§ Rows from a dataset of charts and code
»»

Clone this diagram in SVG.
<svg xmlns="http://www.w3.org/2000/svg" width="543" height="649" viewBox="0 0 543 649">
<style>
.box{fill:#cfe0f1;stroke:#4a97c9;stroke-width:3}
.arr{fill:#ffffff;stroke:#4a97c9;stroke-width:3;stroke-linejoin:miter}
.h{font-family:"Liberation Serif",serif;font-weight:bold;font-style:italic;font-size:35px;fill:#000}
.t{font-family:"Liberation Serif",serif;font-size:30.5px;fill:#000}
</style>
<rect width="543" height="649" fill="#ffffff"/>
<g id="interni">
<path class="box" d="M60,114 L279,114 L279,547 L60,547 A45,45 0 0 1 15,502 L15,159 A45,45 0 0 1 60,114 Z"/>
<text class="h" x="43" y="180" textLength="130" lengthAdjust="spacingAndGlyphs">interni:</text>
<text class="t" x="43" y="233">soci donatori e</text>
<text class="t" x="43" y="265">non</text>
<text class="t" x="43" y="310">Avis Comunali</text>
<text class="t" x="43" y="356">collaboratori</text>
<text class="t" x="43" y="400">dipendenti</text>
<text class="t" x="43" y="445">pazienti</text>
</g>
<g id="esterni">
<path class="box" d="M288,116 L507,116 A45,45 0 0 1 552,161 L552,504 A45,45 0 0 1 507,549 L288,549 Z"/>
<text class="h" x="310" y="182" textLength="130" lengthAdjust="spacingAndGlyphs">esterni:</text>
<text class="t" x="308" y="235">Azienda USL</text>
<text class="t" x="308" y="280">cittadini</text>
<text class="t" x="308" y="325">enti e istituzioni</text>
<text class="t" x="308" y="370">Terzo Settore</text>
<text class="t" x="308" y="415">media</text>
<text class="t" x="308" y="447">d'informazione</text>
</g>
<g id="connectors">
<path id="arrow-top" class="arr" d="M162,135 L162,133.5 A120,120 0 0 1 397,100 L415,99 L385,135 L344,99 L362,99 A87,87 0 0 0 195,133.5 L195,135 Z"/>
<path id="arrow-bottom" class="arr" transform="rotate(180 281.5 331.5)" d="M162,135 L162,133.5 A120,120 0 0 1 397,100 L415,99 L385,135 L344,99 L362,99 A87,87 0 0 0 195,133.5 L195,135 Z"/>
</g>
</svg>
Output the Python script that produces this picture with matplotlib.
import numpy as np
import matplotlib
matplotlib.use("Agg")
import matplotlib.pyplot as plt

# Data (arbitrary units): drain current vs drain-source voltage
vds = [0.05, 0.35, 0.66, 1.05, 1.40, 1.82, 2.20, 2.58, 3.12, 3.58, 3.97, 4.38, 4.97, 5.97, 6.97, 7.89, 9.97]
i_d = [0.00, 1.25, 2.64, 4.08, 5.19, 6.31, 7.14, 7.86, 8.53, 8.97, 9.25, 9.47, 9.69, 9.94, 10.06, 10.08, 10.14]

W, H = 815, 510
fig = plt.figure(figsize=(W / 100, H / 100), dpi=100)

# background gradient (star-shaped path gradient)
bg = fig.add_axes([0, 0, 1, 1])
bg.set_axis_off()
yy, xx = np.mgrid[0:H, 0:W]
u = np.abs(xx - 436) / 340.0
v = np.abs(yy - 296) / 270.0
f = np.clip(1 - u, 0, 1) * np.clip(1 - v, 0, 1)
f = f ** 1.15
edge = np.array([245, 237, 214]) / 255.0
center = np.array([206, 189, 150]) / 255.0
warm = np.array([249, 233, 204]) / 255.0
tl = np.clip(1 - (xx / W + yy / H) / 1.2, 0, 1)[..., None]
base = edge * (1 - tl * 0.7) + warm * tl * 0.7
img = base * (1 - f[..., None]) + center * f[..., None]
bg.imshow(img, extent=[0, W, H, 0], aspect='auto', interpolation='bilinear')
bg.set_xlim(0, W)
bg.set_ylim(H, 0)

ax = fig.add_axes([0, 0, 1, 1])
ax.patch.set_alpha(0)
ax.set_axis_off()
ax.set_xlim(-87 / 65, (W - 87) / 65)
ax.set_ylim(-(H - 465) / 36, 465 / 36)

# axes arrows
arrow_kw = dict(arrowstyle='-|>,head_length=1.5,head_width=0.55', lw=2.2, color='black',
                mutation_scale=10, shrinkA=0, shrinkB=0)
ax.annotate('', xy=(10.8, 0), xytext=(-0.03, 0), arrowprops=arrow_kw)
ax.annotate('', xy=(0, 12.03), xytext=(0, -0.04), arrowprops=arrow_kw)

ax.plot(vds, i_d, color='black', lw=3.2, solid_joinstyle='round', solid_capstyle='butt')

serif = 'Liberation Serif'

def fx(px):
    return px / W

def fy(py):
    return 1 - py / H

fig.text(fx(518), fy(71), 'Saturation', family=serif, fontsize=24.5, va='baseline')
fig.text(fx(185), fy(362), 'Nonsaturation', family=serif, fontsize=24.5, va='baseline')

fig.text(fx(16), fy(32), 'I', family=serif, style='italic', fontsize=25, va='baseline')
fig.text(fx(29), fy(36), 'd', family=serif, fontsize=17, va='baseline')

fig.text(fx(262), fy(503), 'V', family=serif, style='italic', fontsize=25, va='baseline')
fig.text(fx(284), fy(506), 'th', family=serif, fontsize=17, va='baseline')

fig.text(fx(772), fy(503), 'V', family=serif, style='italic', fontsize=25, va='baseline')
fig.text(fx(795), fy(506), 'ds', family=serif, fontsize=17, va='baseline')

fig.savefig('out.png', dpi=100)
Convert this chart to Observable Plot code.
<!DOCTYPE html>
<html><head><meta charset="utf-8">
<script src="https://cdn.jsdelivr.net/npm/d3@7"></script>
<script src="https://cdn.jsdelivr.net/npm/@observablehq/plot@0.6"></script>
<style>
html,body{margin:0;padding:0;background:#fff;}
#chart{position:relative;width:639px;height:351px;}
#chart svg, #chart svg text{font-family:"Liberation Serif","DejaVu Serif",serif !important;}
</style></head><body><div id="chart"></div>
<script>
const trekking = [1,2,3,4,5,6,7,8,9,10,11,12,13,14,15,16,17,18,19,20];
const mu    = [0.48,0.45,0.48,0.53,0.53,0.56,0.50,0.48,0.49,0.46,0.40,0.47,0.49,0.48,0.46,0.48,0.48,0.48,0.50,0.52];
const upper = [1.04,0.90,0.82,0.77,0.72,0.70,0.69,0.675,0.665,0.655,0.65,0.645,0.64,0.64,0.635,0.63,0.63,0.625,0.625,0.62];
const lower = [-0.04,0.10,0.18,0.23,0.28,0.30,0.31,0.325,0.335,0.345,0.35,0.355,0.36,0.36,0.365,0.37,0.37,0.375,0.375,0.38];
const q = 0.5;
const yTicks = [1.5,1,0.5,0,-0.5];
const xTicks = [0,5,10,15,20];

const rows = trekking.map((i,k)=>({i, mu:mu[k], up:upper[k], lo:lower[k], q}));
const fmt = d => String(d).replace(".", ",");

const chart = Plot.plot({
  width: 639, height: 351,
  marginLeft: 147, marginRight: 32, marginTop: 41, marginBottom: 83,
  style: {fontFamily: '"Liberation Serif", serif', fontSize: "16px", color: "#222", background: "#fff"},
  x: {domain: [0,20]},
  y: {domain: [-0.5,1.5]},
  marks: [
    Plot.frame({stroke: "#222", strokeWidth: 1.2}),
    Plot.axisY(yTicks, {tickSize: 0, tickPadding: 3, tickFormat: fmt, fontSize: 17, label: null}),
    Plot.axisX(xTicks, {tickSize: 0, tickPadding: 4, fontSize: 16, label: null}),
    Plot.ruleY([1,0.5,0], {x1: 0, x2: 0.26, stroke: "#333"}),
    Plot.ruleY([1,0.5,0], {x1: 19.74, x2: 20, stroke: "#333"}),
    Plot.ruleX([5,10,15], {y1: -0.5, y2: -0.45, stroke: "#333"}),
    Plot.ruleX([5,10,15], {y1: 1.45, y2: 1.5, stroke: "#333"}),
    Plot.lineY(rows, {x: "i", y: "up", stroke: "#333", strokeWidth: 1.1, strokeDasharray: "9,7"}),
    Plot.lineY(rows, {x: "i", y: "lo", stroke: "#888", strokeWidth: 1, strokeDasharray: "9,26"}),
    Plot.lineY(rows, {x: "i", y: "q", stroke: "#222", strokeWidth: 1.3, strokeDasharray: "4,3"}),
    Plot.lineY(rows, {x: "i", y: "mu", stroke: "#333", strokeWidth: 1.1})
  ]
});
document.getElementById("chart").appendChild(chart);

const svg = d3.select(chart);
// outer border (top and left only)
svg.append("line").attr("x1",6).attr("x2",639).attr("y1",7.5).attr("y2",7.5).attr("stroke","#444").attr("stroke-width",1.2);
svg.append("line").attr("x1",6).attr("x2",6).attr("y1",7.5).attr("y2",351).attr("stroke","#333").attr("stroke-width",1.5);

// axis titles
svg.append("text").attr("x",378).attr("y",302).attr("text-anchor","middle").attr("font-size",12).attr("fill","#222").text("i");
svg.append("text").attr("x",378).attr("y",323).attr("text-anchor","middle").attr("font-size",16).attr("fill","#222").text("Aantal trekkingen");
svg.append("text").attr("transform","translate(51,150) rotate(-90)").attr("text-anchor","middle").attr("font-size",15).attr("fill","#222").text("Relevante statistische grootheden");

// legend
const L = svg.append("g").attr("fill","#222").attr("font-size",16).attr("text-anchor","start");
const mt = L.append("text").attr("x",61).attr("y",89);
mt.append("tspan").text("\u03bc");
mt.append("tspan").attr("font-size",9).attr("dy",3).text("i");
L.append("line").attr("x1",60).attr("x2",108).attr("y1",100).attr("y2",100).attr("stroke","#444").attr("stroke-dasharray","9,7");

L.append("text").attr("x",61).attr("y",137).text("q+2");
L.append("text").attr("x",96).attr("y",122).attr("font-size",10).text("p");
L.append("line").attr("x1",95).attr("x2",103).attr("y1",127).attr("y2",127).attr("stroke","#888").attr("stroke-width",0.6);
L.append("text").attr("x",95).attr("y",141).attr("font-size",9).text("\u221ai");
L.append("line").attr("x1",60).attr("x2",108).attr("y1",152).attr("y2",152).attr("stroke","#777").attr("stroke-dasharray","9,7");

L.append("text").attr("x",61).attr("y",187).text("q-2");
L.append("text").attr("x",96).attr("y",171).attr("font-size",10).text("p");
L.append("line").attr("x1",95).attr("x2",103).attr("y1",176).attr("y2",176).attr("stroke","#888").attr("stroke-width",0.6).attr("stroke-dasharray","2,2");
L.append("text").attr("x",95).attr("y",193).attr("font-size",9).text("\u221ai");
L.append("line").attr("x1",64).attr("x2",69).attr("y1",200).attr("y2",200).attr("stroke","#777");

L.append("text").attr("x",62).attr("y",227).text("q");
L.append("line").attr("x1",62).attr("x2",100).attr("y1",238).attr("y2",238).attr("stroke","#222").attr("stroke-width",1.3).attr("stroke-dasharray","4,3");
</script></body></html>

««
»»

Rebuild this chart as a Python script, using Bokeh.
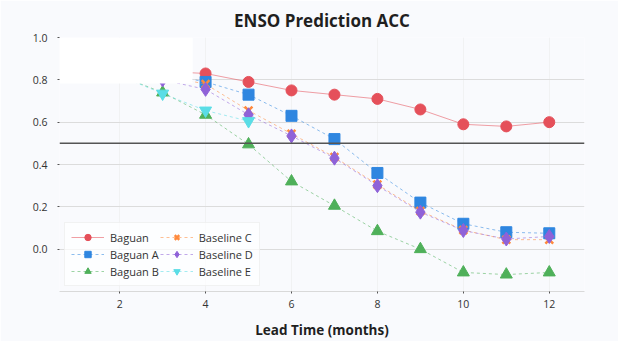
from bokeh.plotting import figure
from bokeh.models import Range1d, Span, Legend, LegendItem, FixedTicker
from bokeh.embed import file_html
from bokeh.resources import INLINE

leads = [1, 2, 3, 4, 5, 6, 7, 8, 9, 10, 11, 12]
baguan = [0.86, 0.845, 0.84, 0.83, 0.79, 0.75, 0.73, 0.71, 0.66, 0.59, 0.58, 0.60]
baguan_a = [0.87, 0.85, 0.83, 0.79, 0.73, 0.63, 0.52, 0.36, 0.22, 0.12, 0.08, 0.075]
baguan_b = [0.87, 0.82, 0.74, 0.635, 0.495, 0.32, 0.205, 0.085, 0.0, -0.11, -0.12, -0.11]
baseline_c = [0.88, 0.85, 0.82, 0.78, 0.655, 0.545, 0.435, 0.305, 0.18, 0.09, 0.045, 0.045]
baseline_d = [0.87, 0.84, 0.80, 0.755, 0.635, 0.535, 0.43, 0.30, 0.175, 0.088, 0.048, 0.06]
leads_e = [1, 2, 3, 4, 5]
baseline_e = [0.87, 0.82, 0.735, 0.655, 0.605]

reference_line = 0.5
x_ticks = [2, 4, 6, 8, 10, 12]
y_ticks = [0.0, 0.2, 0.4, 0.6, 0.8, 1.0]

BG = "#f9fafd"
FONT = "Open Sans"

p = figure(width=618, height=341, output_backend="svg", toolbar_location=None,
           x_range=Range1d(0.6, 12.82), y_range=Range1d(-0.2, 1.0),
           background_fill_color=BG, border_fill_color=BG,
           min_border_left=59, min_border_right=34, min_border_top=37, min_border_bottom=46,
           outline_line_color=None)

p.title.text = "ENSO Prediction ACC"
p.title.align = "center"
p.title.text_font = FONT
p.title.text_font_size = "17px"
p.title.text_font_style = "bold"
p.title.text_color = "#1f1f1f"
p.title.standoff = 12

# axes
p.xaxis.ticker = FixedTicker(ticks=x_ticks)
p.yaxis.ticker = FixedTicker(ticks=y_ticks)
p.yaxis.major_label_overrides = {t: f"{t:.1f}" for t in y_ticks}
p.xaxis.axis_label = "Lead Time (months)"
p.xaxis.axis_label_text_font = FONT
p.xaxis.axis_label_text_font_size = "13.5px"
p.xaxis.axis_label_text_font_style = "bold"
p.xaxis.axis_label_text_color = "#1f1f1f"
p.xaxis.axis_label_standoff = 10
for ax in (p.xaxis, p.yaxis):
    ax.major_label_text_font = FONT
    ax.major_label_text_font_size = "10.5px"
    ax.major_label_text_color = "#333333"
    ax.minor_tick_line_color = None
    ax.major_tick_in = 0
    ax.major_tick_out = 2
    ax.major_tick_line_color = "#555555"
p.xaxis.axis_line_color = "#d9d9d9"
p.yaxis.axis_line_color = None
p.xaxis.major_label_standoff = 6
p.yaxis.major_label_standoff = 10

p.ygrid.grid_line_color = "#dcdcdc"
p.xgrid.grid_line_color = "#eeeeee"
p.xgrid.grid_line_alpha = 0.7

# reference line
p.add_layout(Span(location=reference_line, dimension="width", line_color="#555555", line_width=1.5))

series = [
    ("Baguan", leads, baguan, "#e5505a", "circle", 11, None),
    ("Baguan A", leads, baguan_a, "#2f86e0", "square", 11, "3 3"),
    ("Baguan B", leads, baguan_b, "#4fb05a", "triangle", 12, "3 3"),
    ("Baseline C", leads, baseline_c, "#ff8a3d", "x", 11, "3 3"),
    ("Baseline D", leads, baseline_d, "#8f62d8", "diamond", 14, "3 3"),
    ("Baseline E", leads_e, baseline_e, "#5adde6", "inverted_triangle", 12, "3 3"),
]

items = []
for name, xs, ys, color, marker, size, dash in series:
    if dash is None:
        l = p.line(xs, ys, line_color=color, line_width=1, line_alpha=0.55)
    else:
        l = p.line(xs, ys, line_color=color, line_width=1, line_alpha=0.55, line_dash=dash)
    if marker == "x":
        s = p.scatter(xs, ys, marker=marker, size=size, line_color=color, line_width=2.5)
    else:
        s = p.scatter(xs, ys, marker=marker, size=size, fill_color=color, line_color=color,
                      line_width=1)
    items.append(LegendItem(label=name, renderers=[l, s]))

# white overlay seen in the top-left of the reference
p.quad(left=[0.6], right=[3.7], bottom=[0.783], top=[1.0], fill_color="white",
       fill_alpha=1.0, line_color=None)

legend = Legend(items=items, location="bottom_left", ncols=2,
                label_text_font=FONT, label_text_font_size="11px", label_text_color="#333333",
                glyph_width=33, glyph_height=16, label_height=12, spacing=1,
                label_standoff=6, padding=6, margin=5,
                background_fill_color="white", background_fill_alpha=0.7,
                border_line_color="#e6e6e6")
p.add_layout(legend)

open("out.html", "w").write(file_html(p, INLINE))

««

Quote the data above exactly from the line with "Rebuild this chart" to the line with "from bokeh.resources import INLINE", both ends counted, and nothing else. Pictures don't go in.

Rebuild this chart as a Python script, using Bokeh.
from bokeh.plotting import figure
from bokeh.models import Range1d, Span, Legend, LegendItem, FixedTicker
from bokeh.embed import file_html
from bokeh.resources import INLINE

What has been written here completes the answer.